Уважаемые читатели!
Данный выпуск рассказов об Александре Блоке, как и два следующих с таким же названием, основаны на воспоминаниях Надежды Павлович.
А. Блок перед выступлениями всегда очень волновался. Но его беспокоил не страх неуспеха, а чувство глубокой ответственности.
Когда Блок читал свои стихи, он стоял, немного наклонившись вперед, опираясь о стол кончиками пальцев. Жестов он почти не делал. В его выговоре был некоторый дефект, особенно выделялись звуки "т" и "д". Блок очень точно и отчетливо произносил окончания слов, при этом разделял слова небольшими паузами.
Чтение его было строго ритмично, но он никогда не "пел" свои стихи и не любил, когда "пели" другие.
Блок любил порядок во всем. В последние два года у Блоков уже не было домработницы. Блок сам таскал дрова на второй этаж, а частенько ему приходилось и самому убирать квартиру. Он тогда наводил в ней фантастический порядок. Блок говорил:
"Этот порядок мне необходим, как сопротивление хаосу".
Блок говорил:
"Я все всегда могу у себя найти. Я всегда знаю, сколько я истратил. Даже тогда, когда я кутил в ресторанах, я сохранял счет..."

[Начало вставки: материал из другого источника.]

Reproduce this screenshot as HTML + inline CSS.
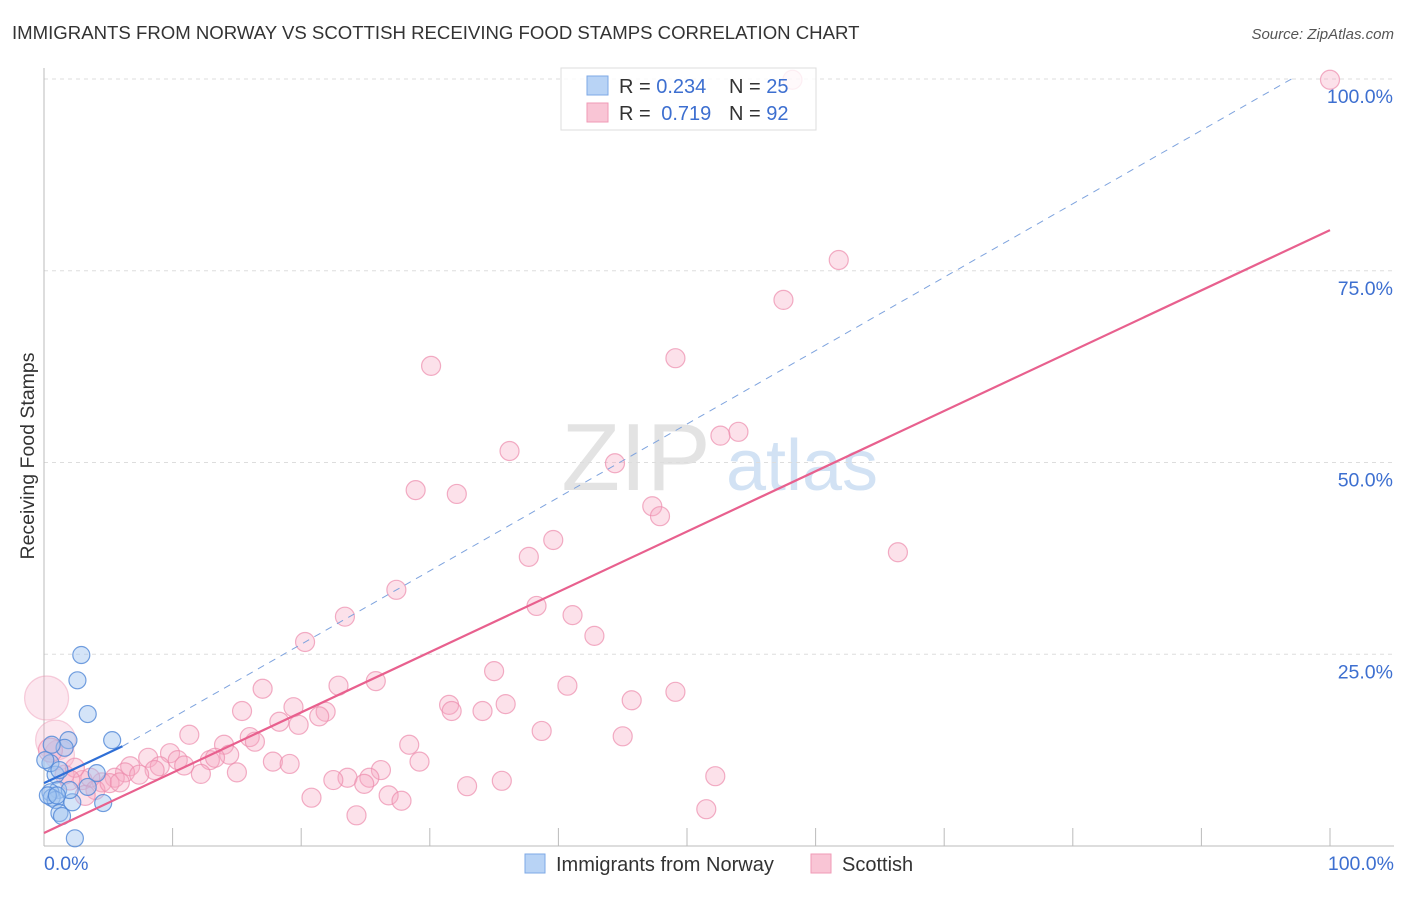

Когда Блока спросили, неужели он никогда не терял своих записных книжек, он ответил:
"У меня их 57. Я не потерял ни одной. И если уж потеряю, то все разом".

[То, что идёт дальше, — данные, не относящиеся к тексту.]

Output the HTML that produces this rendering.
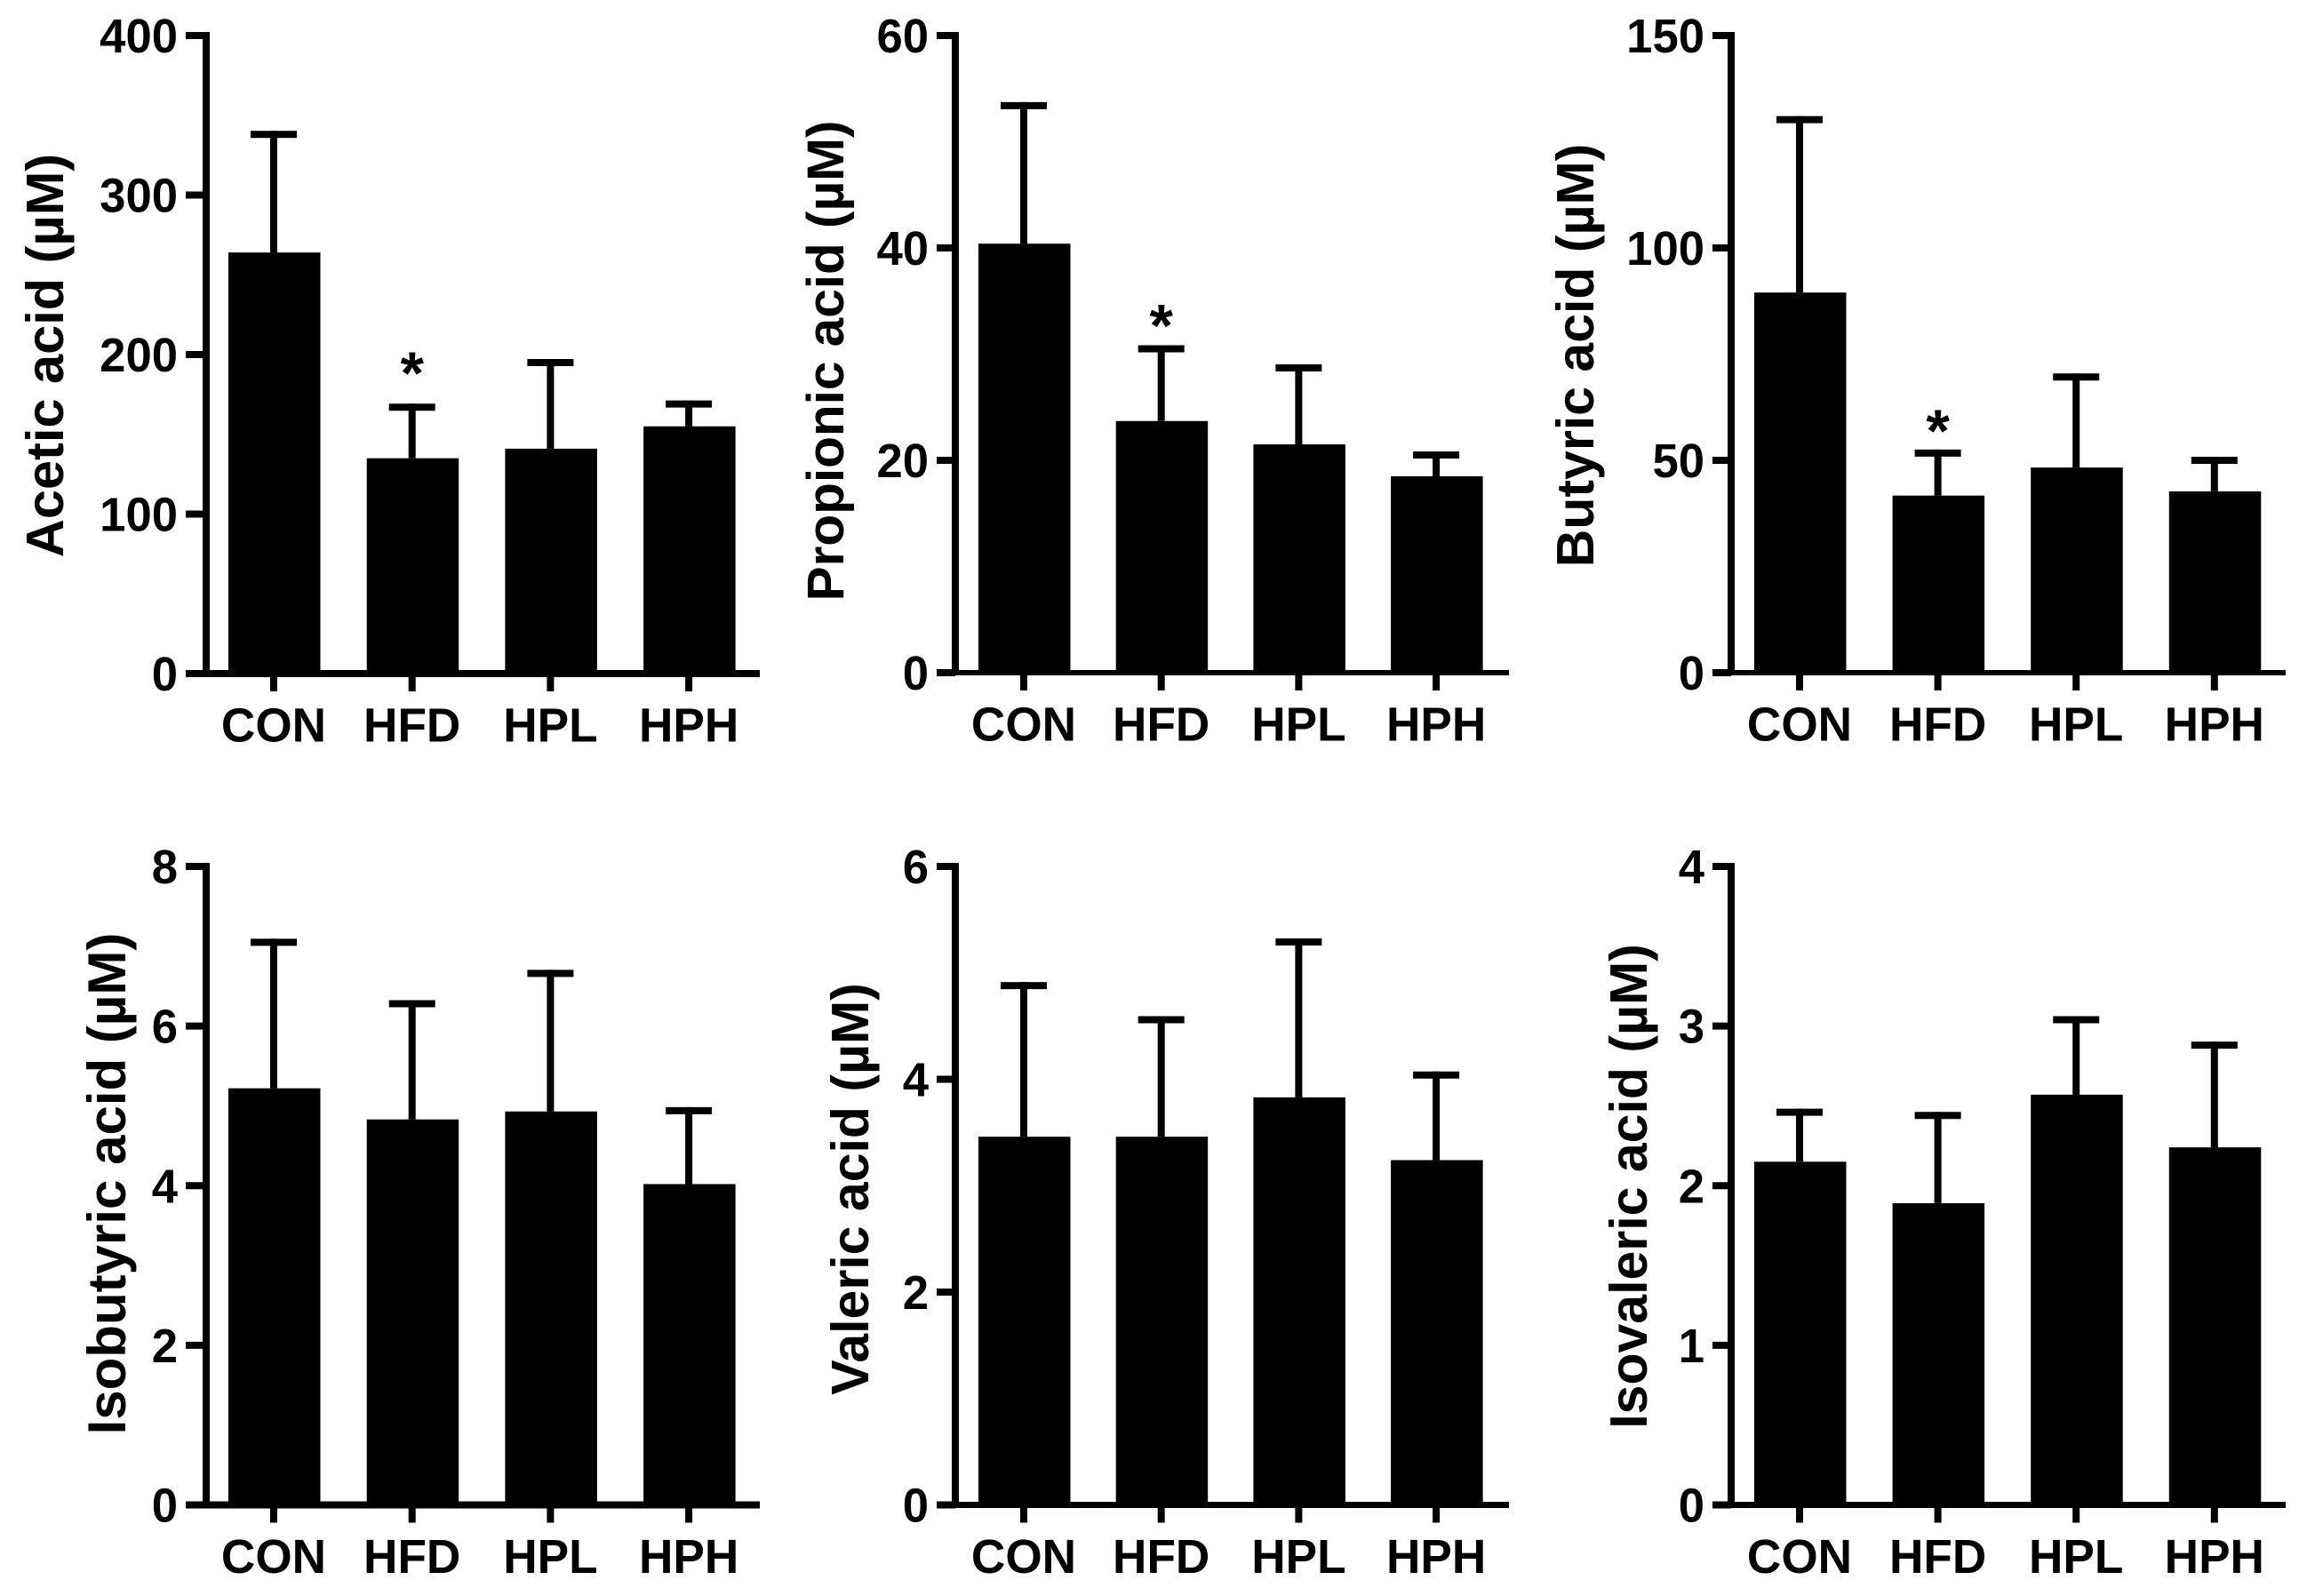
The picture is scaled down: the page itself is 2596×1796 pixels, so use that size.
<!DOCTYPE html>
<html lang="en">
<head>
<meta charset="utf-8">
<title>Short-chain fatty acids by group</title>
<style>
html,body{margin:0;padding:0;background:#fff;}
svg{display:block;}
text{font-family:"Liberation Sans",Arial,sans-serif;font-weight:bold;fill:#000;}
</style>
</head>
<body>
<svg id="figure" xmlns="http://www.w3.org/2000/svg" width="2596" height="1796" viewBox="0 0 2596 1796"></svg>
<script>
const categories = ['CON', 'HFD', 'HPL', 'HPH'];

const aceticMeans = [264, 135, 141, 155];
const aceticErrors = [338, 167, 195, 169];
const aceticTicks = [0, 100, 200, 300, 400];

const propionicMeans = [40.4, 23.7, 21.5, 18.5];
const propionicErrors = [53.4, 30.5, 28.7, 20.5];
const propionicTicks = [0, 20, 40, 60];

const butyricMeans = [89.5, 41.7, 48.3, 42.7];
const butyricErrors = [130.2, 51.7, 69.6, 50];
const butyricTicks = [0, 50, 100, 150];

const isobutyricMeans = [5.22, 4.83, 4.93, 4.02];
const isobutyricErrors = [7.05, 6.28, 6.66, 4.94];
const isobutyricTicks = [0, 2, 4, 6, 8];

const valericMeans = [3.46, 3.46, 3.83, 3.24];
const valericErrors = [4.88, 4.56, 5.29, 4.04];
const valericTicks = [0, 2, 4, 6];

const isovalericMeans = [2.15, 1.89, 2.57, 2.24];
const isovalericErrors = [2.46, 2.44, 3.04, 2.88];
const isovalericTicks = [0, 1, 2, 3, 4];

const NS = 'http://www.w3.org/2000/svg';
const figure = document.getElementById('figure');

function makeLine(parent, x1, y1, x2, y2, width) {
  const el = document.createElementNS(NS, 'line');
  el.setAttribute('x1', x1);
  el.setAttribute('y1', y1);
  el.setAttribute('x2', x2);
  el.setAttribute('y2', y2);
  el.setAttribute('stroke', '#000');
  el.setAttribute('stroke-width', width);
  parent.appendChild(el);
  return el;
}

function makeText(parent, content, x, y, size, anchor, sx, rotate) {
  const el = document.createElementNS(NS, 'text');
  el.textContent = content;
  el.setAttribute('font-size', size);
  el.setAttribute('text-anchor', anchor);
  const r = rotate ? ' rotate(' + rotate + ')' : '';
  el.setAttribute('transform', 'translate(' + x + ',' + y + ')' + r + ' scale(' + sx + ',1)');
  parent.appendChild(el);
  return el;
}

function drawPanel(key, title, means, errors, ticks, box) {
  const maxValue = ticks[ticks.length - 1];
  const yScale = function (v) { return box.base - (v / maxValue) * (box.base - box.top); };
  const xScale = function (i) { return box.first + i * box.step; };

  const g = document.createElementNS(NS, 'g');
  
  
  figure.appendChild(g);

  categories.forEach(function (cat, i) {
    const cx = xScale(i);
    const stem = makeLine(g, cx, yScale(means[i]), cx, yScale(errors[i]) - 4, 8);
    
    
    const cap = makeLine(g, cx - 26, yScale(errors[i]), cx + 26, yScale(errors[i]), 8);
    
    

    const bar = document.createElementNS(NS, 'rect');
    bar.setAttribute('x', cx - 51.5 + 0.5);
    bar.setAttribute('y', yScale(means[i]));
    bar.setAttribute('width', 103.5);
    bar.setAttribute('height', box.base - yScale(means[i]));
    bar.setAttribute('fill', '#000');
    
    
    g.appendChild(bar);

    const tick = makeLine(g, cx, box.base, cx, box.base + 20, 8);
    
    

    const label = makeText(g, cat, cx, box.base + 76.5, 54, 'middle', 0.985);
    
    
  });

  const yAxis = makeLine(g, box.left, box.top - 4, box.left, box.base, 8);
  
  

  const xAxis = makeLine(g, box.tickLeft, box.base, box.right, box.base, box.xWidth);
  
  

  ticks.forEach(function (t) {
    const y = yScale(t);
    const tick = makeLine(g, box.tickLeft, y, box.left, y, 8);
    
    
    const label = makeText(g, String(t), box.tickLeft - 9, y + 19, 54, 'end', 0.975);
    
    
  });

  const axisTitle = makeText(g, title, box.titleX, box.titleY, box.titleSize, 'middle', 1, -90);
  
  

  if (box.star) {
    const star = makeText(g, '*', xScale(1), yScale(errors[1]) - box.star + 34, 68, 'middle', 1);
    
    
  }
}

drawPanel('acetic', 'Acetic acid (µM)', aceticMeans, aceticErrors, aceticTicks,
  {left: 232, tickLeft: 209, right: 855, top: 40, base: 758, first: 308, step: 155.7, xWidth: 8, titleX: 71, titleY: 400, titleSize: 59.5, star: 49});
drawPanel('propionic', 'Propionic acid (µM)', propionicMeans, propionicErrors, propionicTicks,
  {left: 1075, tickLeft: 1054, right: 1698, top: 40, base: 757, first: 1152, step: 154.7, xWidth: 6, titleX: 949, titleY: 406, titleSize: 58.5, star: 37});
drawPanel('butyric', 'Butyric acid (µM)', butyricMeans, butyricErrors, butyricTicks,
  {left: 1948, tickLeft: 1927, right: 2572, top: 40, base: 757, first: 2025, step: 155.6, xWidth: 6, titleX: 1793, titleY: 400, titleSize: 59, star: 36});
drawPanel('isobutyric', 'Isobutyric acid (µM)', isobutyricMeans, isobutyricErrors, isobutyricTicks,
  {left: 232, tickLeft: 209, right: 855, top: 975, base: 1693.5, first: 308, step: 155.7, xWidth: 8, titleX: 141, titleY: 1332, titleSize: 60});
drawPanel('valeric', 'Valeric acid (µM)', valericMeans, valericErrors, valericTicks,
  {left: 1075, tickLeft: 1054, right: 1698, top: 975, base: 1693.5, first: 1152, step: 154.7, xWidth: 7, titleX: 977, titleY: 1338, titleSize: 59});
drawPanel('isovaleric', 'Isovaleric acid (µM)', isovalericMeans, isovalericErrors, isovalericTicks,
  {left: 1948, tickLeft: 1927, right: 2572, top: 975, base: 1693.5, first: 2025, step: 155.6, xWidth: 7, titleX: 1853, titleY: 1335, titleSize: 59});
</script>
</body>
</html>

[Всего у Блока была 61 одна записная книжка, но 15 из них он сжег в 1921 году.]
До гимназии Блок жил довольно уединенной семейной жизнью и почти не встречался со сверстниками. Когда он первый раз вернулся из гимназии, он был взволнован, но сдержан. Мать долго допытывалась, что же было в классе. Саша долго молчал, а потом тихо сказал:
"Люди".
Однажды при Блоке зашел разговор о том, что скоро детей будут отбирать у матерей для коммунистического воспитания. Блок долго не вмешивался в спор, а потом неожиданно сказал:
"А может быть, было бы лучше, если б меня... вот так взяли в свое время..."

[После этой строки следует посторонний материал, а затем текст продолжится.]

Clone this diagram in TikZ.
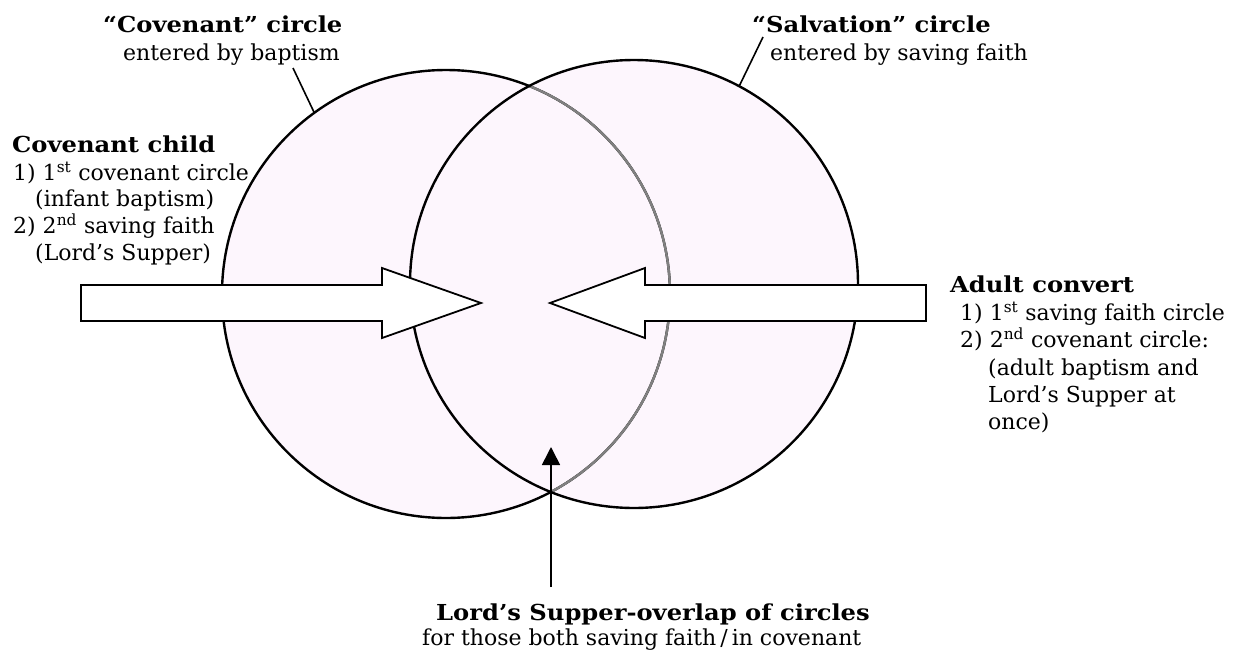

Блок как-то сказал о себе:
"Хоть я и ленив, я стремлюсь всякое дело делать как можно лучше".
После поэмы "Двенадцать" многие поэты и писатели перестали здороваться с Блоком, в том числе и Владимир Пяст (Владимир Алексеевич Пестовский), который долго не подавал ему руку. Блок говорил о нем:
"Я его понимаю и не сержусь на него".
Наконец Пяста уговорили помириться с Блоком, и на одном вечере в Доме искусств он подошел к Блоку с протянутой рукой. Блок улыбнулся и ответил на рукопожатие, но прежняя близость между ними так и не восстановилась.
Следует отметить, что Блок был очень добрым человеком. Если какой-нибудь хороший человек или знакомый поступал плохо, то Блок говорил:
"Это только факт", -
но никогда не ставил креста на человеке.